Collected data:
• • •
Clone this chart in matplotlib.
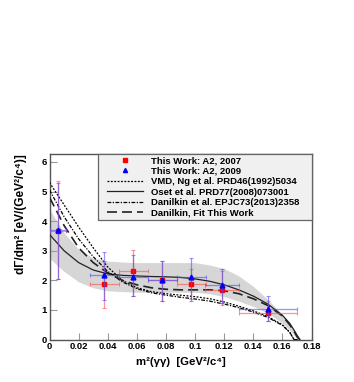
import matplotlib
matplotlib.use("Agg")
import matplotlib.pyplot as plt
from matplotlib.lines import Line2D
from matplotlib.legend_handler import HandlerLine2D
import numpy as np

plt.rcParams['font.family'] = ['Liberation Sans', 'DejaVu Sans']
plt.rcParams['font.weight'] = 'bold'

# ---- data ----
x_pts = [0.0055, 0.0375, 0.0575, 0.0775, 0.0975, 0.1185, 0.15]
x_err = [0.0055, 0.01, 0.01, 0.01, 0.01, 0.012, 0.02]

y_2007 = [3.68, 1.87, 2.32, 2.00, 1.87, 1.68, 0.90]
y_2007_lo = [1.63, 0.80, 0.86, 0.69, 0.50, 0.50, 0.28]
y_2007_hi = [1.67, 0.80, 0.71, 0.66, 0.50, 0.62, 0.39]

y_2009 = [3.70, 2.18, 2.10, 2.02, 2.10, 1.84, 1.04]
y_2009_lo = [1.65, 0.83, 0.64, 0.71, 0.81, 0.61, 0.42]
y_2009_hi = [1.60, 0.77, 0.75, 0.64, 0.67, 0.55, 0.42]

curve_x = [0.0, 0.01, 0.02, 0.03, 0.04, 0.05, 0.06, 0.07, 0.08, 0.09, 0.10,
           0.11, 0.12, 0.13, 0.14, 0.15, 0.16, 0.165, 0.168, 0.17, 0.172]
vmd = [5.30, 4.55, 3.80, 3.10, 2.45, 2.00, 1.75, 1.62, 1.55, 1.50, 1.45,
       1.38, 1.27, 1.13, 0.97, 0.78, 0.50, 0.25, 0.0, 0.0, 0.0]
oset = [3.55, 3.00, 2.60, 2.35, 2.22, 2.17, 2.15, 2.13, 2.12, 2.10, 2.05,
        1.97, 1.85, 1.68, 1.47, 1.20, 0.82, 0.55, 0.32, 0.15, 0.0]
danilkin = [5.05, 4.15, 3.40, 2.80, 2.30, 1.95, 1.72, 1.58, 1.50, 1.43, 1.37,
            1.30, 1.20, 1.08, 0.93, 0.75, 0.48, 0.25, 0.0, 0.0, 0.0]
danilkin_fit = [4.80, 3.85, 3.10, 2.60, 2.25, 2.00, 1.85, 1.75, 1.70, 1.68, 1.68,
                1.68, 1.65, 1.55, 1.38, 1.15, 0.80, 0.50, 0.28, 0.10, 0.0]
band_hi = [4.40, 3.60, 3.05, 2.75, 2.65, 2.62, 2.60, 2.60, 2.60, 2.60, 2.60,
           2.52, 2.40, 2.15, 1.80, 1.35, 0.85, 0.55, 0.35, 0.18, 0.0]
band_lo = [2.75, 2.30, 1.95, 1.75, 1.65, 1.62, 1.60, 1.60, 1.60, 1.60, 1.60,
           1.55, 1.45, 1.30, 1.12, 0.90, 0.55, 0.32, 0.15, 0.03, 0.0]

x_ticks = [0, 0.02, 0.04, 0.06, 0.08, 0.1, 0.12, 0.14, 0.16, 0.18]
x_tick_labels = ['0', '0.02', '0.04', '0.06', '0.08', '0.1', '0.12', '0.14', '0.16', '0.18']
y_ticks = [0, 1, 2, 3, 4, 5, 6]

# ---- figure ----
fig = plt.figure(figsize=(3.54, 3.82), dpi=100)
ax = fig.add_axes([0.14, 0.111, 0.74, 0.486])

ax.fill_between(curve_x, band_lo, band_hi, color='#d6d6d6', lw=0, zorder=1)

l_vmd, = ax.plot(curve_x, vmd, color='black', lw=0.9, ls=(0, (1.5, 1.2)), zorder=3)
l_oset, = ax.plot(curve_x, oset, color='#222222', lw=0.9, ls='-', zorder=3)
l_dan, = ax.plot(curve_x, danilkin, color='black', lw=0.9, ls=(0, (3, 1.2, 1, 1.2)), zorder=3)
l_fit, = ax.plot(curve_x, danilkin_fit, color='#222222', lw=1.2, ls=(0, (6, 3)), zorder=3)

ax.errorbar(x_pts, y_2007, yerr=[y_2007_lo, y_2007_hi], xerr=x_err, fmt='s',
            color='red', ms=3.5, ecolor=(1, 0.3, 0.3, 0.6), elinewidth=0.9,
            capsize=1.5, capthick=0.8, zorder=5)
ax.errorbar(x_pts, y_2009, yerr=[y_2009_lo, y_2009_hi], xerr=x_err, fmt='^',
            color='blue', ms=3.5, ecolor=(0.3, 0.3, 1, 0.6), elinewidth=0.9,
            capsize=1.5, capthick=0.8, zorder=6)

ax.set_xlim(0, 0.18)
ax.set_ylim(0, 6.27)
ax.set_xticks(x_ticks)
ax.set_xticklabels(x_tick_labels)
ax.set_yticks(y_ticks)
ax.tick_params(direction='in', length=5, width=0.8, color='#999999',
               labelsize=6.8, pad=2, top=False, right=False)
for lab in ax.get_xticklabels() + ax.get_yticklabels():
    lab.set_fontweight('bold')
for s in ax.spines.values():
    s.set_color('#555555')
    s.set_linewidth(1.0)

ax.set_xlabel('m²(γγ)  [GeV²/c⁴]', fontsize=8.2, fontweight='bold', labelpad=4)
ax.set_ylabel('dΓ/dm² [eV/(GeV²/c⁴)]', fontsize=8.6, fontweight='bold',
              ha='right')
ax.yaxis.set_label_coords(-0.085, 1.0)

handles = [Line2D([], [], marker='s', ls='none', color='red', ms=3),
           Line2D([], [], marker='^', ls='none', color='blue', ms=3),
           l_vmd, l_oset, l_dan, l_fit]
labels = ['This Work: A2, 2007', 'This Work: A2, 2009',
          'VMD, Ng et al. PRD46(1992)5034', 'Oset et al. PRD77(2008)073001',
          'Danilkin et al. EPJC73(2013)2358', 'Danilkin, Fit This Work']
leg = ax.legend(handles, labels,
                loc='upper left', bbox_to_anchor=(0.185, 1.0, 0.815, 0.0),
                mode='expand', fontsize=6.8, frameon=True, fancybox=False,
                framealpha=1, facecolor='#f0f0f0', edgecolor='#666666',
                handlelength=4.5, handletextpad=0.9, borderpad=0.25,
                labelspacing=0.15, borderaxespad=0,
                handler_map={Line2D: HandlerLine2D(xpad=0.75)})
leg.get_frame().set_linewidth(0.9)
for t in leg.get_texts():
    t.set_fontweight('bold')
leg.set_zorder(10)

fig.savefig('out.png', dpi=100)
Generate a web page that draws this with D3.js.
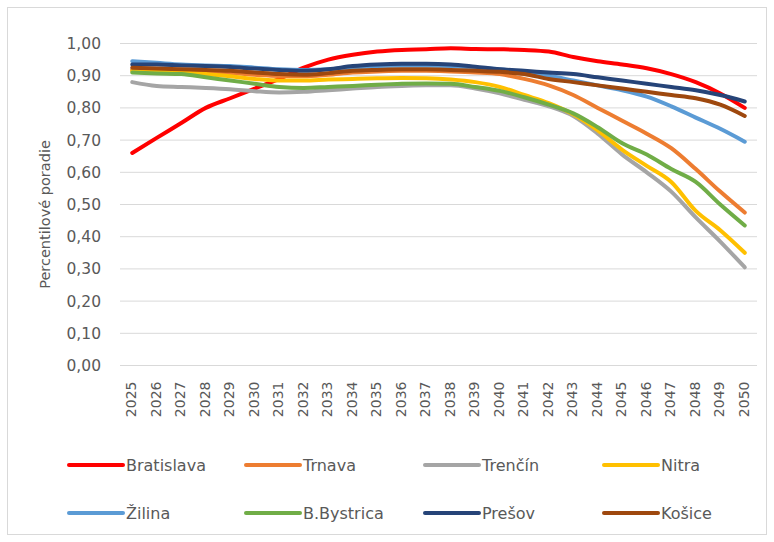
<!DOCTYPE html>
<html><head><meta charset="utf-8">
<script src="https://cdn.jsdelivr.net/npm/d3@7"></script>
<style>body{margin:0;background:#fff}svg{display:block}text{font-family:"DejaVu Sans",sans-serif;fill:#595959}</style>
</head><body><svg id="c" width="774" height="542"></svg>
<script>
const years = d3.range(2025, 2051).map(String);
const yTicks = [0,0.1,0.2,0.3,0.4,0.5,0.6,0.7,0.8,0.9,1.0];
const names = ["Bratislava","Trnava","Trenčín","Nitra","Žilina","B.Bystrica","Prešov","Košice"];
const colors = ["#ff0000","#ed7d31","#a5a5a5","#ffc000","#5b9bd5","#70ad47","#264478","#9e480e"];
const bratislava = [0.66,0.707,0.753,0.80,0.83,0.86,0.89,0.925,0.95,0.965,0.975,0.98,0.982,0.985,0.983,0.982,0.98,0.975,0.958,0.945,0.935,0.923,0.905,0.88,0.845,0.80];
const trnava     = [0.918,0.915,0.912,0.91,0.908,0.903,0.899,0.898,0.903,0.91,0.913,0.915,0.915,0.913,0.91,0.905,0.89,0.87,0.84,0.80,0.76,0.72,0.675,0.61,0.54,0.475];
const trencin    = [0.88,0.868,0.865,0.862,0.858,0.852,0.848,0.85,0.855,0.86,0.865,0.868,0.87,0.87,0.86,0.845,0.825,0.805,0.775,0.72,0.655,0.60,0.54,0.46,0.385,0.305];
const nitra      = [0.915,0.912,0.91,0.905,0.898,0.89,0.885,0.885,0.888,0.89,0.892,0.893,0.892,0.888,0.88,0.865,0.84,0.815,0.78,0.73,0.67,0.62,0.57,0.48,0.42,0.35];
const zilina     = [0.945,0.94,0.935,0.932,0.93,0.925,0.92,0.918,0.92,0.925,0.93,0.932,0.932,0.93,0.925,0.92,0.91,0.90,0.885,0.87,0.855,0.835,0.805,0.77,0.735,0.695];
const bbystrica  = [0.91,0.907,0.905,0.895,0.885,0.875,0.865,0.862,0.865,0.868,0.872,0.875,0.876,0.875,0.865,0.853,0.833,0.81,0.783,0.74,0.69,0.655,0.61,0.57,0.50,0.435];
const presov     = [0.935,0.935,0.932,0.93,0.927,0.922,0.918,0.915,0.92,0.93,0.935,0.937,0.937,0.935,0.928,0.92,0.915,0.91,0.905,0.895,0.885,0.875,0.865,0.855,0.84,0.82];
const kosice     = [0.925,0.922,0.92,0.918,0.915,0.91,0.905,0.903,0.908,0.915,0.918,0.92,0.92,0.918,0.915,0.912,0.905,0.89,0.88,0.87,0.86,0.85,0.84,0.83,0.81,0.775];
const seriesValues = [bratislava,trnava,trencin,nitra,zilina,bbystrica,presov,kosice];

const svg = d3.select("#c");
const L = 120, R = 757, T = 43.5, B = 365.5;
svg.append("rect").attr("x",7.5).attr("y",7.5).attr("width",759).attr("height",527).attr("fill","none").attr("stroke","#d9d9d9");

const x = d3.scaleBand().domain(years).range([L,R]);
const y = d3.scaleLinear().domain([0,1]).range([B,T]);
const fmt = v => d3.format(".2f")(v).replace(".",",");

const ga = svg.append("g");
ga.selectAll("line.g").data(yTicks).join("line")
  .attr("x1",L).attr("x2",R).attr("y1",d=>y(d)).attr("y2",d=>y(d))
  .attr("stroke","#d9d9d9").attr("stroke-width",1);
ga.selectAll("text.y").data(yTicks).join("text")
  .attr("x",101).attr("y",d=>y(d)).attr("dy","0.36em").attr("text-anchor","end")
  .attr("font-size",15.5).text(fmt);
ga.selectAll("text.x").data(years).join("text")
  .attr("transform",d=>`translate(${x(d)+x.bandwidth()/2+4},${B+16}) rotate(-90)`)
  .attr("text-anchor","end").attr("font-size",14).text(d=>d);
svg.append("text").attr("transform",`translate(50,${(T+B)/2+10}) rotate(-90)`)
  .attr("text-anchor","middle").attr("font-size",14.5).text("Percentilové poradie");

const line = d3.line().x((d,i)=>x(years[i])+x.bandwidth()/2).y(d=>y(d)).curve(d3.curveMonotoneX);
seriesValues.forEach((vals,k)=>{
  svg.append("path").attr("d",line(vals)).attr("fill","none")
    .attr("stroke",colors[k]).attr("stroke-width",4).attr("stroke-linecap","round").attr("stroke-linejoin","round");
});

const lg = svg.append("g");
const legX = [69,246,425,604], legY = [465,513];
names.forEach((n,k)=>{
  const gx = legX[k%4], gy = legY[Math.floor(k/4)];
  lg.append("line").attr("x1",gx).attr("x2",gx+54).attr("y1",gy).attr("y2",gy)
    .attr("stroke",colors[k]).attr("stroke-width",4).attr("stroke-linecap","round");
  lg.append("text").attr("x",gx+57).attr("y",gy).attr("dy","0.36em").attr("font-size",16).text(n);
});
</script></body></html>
• • •
Return all lines containing the word "matplotlib".

Clone this chart in matplotlib.
import matplotlib
matplotlib.use("Agg")
import matplotlib.pyplot as plt
from matplotlib.lines import Line2D
from matplotlib.legend_handler import HandlerLine2D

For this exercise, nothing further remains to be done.